SHORT TASK →
Retype exactly what runs from the first line of the data to the line with "(age-young.south) to (donor.north);", keeping both of those lines and skipping pictures.

INFORMATION PROVIDED →
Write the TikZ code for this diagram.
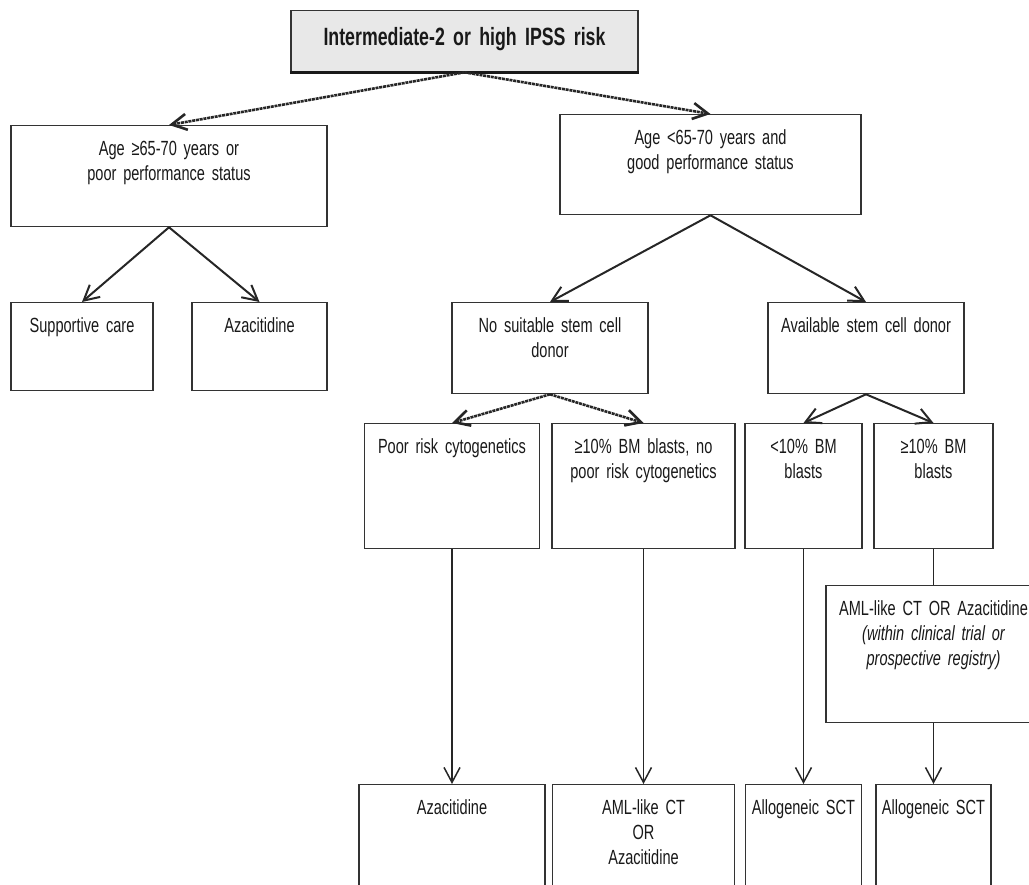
\documentclass[tikz,border=0pt]{standalone}
\usepackage{fontspec}
\setmainfont{Liberation Sans}[FakeStretch=0.71,WordSpace=0.7]
\usetikzlibrary{%
	arrows.meta
}
\newcommand\boxfont{\fontsize{20.5}{25}\selectfont}
\newcommand\riskfont{\fontsize{25}{29}\selectfont\bfseries}

\begin{document}
\begin{tikzpicture}[x=1pt,y=-1pt,
		SBox/.style={draw=black!80,line width=1.3pt,fill=white,shape=rectangle,anchor=north,align=center,inner xsep=0pt,inner ysep=12.5pt,font=\boxfont,text=black!90,execute at begin node=\strut},
		SRisk/.style={SBox,fill=black!9,font=\riskfont,inner ysep=14.7pt,append after command={(\tikzlastnode.south west) edge[line width=2.6pt,draw=black!90] (\tikzlastnode.south east)}},
		arr/.style={-{Straight Barb[length=15pt,width=16pt]}},
		solidarr/.style={arr,line width=2pt,draw=black!85},
		hatcharr/.style={arr,line width=2.6pt,draw=black!85,dash pattern=on 3pt off 0.8pt},
		downarr/.style={arr,line width=1.5pt,draw=black!85}
	]
	\useasboundingbox (0,0) rectangle (1029,885);
	\clip (0,0) rectangle (1029,885);

		%risk
		\node (risk) [SRisk,text width=347pt,text depth=11.3pt] at (464.5,10) {Intermediate-2 or high IPSS risk};

		%age
		\node (age-old) [SBox,text width=316pt,text depth=58.5pt] at (169,125) {Age ≥65-70 years or\\poor performance status};
		\node (age-young) [SBox,text width=301pt,text depth=57.5pt] at (710.5,114) {Age <65-70 years and\\good performance status};
		\draw [hatcharr] (risk.south) to (age-old.north);
		\draw [hatcharr] (risk.south) to (age-young.north);

		%old
		\node (t-supp) [SBox,text width=142pt,text depth=45.5pt] at (82,302) {Supportive care};
		\node (t-aza1) [SBox,text width=135pt,text depth=45.5pt] at (259.5,302) {Azacitidine};
		\draw [solidarr] (age-old.south) to (t-supp.north);
		\draw [solidarr] (age-old.south) to (t-aza1.north);

		%young
		\node (no-donor) [SBox,text width=196pt,text depth=48.5pt] at (550,302) {No suitable stem cell\\donor};
		\node (donor) [SBox,text width=196pt,text depth=48.5pt] at (866,302) {Available stem cell donor};
		\draw [solidarr] (age-young.south) to (no-donor.north);
		\draw [solidarr] (age-young.south) to (donor.north);

		%no donor
		\node (cyto-poor) [SBox,text width=175pt,text depth=82.5pt] at (452,423) {Poor risk cytogenetics};
		\node (blasts-np) [SBox,text width=183pt,text depth=82.5pt] at (643.5,423) {≥10\% BM blasts, no\\poor risk cytogenetics};
		\draw [hatcharr] (no-donor.south) to (cyto-poor.north);
		\draw [hatcharr] (no-donor.south) to (blasts-np.north);

		%donor
		\node (blasts-low) [SBox,text width=117pt,text depth=82.5pt] at (803.5,423) {<10\% BM\\blasts};
		\node (blasts-high) [SBox,text width=119pt,text depth=82.5pt] at (933.5,423) {≥10\% BM\\blasts};
		\draw [solidarr] (donor.south) to (blasts-low.north);
		\draw [solidarr] (donor.south) to (blasts-high.north);

		\node (aml-ct) [SBox,text width=215pt,text depth=94.5pt] at (933.5,585) {AML-like CT OR Azacitidine\\{\itshape (within clinical trial or}\\{\itshape prospective registry)}};
		\draw [line width=1.5pt,draw=black!85] (blasts-high.south) to (aml-ct.north);

		%treatment
		\node (t-aza2) [SBox,text width=186pt,text depth=78.5pt] at (452,784) {Azacitidine};
		\node (t-aml-aza) [SBox,text width=182pt,text depth=78.5pt] at (643.5,784) {AML-like CT\\OR\\Azacitidine};
		\node (t-allo1) [SBox,text width=116pt,text depth=78.5pt] at (803.5,784) {Allogeneic SCT};
		\node (t-allo2) [SBox,text width=115pt,text depth=78.5pt] at (933.5,784) {Allogeneic SCT};
		\draw [downarr] (cyto-poor.south) to (t-aza2.north);
		\draw [downarr] (blasts-np.south) to (t-aml-aza.north);
		\draw [downarr] (blasts-low.south) to (t-allo1.north);
		\draw [downarr] (aml-ct.south) to (t-allo2.north);

\end{tikzpicture}
\end{document}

RESPONSE FOR THIS EXERCISE →
Write the TikZ code for this diagram.
\documentclass[tikz,border=0pt]{standalone}
\usepackage{fontspec}
\setmainfont{Liberation Sans}[FakeStretch=0.71,WordSpace=0.7]
\usetikzlibrary{%
	arrows.meta
}
\newcommand\boxfont{\fontsize{20.5}{25}\selectfont}
\newcommand\riskfont{\fontsize{25}{29}\selectfont\bfseries}

\begin{document}
\begin{tikzpicture}[x=1pt,y=-1pt,
		SBox/.style={draw=black!80,line width=1.3pt,fill=white,shape=rectangle,anchor=north,align=center,inner xsep=0pt,inner ysep=12.5pt,font=\boxfont,text=black!90,execute at begin node=\strut},
		SRisk/.style={SBox,fill=black!9,font=\riskfont,inner ysep=14.7pt,append after command={(\tikzlastnode.south west) edge[line width=2.6pt,draw=black!90] (\tikzlastnode.south east)}},
		arr/.style={-{Straight Barb[length=15pt,width=16pt]}},
		solidarr/.style={arr,line width=2pt,draw=black!85},
		hatcharr/.style={arr,line width=2.6pt,draw=black!85,dash pattern=on 3pt off 0.8pt},
		downarr/.style={arr,line width=1.5pt,draw=black!85}
	]
	\useasboundingbox (0,0) rectangle (1029,885);
	\clip (0,0) rectangle (1029,885);

		%risk
		\node (risk) [SRisk,text width=347pt,text depth=11.3pt] at (464.5,10) {Intermediate-2 or high IPSS risk};

		%age
		\node (age-old) [SBox,text width=316pt,text depth=58.5pt] at (169,125) {Age ≥65-70 years or\\poor performance status};
		\node (age-young) [SBox,text width=301pt,text depth=57.5pt] at (710.5,114) {Age <65-70 years and\\good performance status};
		\draw [hatcharr] (risk.south) to (age-old.north);
		\draw [hatcharr] (risk.south) to (age-young.north);

		%old
		\node (t-supp) [SBox,text width=142pt,text depth=45.5pt] at (82,302) {Supportive care};
		\node (t-aza1) [SBox,text width=135pt,text depth=45.5pt] at (259.5,302) {Azacitidine};
		\draw [solidarr] (age-old.south) to (t-supp.north);
		\draw [solidarr] (age-old.south) to (t-aza1.north);

		%young
		\node (no-donor) [SBox,text width=196pt,text depth=48.5pt] at (550,302) {No suitable stem cell\\donor};
		\node (donor) [SBox,text width=196pt,text depth=48.5pt] at (866,302) {Available stem cell donor};
		\draw [solidarr] (age-young.south) to (no-donor.north);
		\draw [solidarr] (age-young.south) to (donor.north);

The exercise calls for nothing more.